>> START Input material

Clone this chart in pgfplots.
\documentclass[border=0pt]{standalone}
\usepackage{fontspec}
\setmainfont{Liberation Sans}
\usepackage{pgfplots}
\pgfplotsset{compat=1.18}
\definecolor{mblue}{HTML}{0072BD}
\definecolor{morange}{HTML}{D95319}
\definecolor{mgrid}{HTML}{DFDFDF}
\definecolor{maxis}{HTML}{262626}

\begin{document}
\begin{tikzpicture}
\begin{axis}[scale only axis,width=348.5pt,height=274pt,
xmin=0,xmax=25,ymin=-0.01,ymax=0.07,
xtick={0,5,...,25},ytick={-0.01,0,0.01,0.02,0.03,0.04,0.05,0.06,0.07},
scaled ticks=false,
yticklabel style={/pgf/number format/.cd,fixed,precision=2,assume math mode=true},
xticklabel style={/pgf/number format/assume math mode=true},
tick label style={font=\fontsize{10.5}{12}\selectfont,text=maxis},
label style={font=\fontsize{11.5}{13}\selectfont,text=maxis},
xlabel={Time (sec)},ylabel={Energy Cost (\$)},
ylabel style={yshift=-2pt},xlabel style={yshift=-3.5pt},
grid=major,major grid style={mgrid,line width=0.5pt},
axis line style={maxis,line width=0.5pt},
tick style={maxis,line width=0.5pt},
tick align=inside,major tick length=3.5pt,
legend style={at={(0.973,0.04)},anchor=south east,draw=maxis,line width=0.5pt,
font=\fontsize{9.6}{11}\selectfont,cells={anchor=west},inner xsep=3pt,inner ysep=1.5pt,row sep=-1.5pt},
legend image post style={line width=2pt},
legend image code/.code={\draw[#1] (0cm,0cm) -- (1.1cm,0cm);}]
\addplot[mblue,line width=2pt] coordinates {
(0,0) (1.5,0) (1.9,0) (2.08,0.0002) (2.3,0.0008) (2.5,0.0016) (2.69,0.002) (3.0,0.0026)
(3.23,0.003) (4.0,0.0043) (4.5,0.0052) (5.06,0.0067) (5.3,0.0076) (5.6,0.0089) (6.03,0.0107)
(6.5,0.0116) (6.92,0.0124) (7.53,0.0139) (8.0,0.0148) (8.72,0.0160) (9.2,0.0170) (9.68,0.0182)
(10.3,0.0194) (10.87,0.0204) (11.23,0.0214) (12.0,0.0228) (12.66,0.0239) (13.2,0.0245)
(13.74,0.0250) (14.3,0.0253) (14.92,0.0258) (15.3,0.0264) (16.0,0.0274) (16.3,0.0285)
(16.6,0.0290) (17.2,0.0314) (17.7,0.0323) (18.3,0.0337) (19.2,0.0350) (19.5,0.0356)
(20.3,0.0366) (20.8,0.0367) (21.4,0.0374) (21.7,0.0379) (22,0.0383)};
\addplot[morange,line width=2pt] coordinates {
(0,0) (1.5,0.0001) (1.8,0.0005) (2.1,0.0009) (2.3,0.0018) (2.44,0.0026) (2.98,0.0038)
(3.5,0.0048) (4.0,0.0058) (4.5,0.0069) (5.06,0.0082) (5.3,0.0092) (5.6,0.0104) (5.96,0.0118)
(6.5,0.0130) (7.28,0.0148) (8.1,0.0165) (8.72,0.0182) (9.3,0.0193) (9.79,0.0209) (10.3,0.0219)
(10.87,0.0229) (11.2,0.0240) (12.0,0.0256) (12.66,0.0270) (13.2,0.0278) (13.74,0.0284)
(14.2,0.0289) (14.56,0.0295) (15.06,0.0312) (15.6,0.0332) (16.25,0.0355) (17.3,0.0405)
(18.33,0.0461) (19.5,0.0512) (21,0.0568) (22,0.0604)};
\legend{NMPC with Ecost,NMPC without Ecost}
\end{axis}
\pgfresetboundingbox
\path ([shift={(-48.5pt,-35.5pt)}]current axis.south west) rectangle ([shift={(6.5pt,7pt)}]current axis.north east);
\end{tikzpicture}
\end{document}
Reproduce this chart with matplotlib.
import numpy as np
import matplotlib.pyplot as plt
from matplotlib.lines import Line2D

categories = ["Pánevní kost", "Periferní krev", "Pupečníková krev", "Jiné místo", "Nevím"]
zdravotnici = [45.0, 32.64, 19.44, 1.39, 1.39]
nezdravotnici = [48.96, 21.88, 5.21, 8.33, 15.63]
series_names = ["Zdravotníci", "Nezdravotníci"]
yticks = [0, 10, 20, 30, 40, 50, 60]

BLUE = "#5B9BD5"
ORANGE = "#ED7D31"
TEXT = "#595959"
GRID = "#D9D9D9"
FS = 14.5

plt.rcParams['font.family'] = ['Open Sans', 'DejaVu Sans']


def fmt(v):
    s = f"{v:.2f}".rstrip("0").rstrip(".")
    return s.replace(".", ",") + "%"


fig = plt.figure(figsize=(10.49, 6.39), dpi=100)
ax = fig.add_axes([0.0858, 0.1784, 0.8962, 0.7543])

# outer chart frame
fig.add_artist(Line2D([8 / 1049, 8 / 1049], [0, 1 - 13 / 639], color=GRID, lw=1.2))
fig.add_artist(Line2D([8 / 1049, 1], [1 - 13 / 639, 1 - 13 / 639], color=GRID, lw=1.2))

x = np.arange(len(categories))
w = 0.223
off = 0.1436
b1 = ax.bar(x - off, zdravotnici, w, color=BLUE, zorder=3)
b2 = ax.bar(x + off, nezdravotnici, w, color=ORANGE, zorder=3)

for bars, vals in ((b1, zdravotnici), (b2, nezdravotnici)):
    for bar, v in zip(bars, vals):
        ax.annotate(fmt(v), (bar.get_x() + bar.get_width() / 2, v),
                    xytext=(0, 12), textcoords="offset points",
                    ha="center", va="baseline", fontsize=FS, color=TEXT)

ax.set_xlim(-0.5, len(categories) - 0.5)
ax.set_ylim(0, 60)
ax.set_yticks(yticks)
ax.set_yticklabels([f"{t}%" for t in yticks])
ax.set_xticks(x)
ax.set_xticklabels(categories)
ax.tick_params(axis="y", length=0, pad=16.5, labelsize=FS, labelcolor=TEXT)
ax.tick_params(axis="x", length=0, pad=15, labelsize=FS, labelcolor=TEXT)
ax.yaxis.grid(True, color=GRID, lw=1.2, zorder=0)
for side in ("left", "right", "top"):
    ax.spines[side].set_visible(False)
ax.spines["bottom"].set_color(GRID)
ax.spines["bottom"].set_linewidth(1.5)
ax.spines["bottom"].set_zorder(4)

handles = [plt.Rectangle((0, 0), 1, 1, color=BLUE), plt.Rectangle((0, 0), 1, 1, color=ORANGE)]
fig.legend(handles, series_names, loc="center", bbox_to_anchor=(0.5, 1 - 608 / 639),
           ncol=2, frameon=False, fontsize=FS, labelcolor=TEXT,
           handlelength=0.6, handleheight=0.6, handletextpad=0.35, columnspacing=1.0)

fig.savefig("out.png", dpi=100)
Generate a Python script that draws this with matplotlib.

>> END Input material

**Task description**
Retype precisely, and only, the span of lines that opens at the line containing "Reproduce this chart with matplotlib." and closes at the line containing "fig.add_artist(Line2D([8 / 1049, 1], [1", both inclusive.

**Full answer**
Reproduce this chart with matplotlib.
import numpy as np
import matplotlib.pyplot as plt
from matplotlib.lines import Line2D

categories = ["Pánevní kost", "Periferní krev", "Pupečníková krev", "Jiné místo", "Nevím"]
zdravotnici = [45.0, 32.64, 19.44, 1.39, 1.39]
nezdravotnici = [48.96, 21.88, 5.21, 8.33, 15.63]
series_names = ["Zdravotníci", "Nezdravotníci"]
yticks = [0, 10, 20, 30, 40, 50, 60]

BLUE = "#5B9BD5"
ORANGE = "#ED7D31"
TEXT = "#595959"
GRID = "#D9D9D9"
FS = 14.5

plt.rcParams['font.family'] = ['Open Sans', 'DejaVu Sans']


def fmt(v):
    s = f"{v:.2f}".rstrip("0").rstrip(".")
    return s.replace(".", ",") + "%"


fig = plt.figure(figsize=(10.49, 6.39), dpi=100)
ax = fig.add_axes([0.0858, 0.1784, 0.8962, 0.7543])

# outer chart frame
fig.add_artist(Line2D([8 / 1049, 8 / 1049], [0, 1 - 13 / 639], color=GRID, lw=1.2))
fig.add_artist(Line2D([8 / 1049, 1], [1 - 13 / 639, 1 - 13 / 639], color=GRID, lw=1.2))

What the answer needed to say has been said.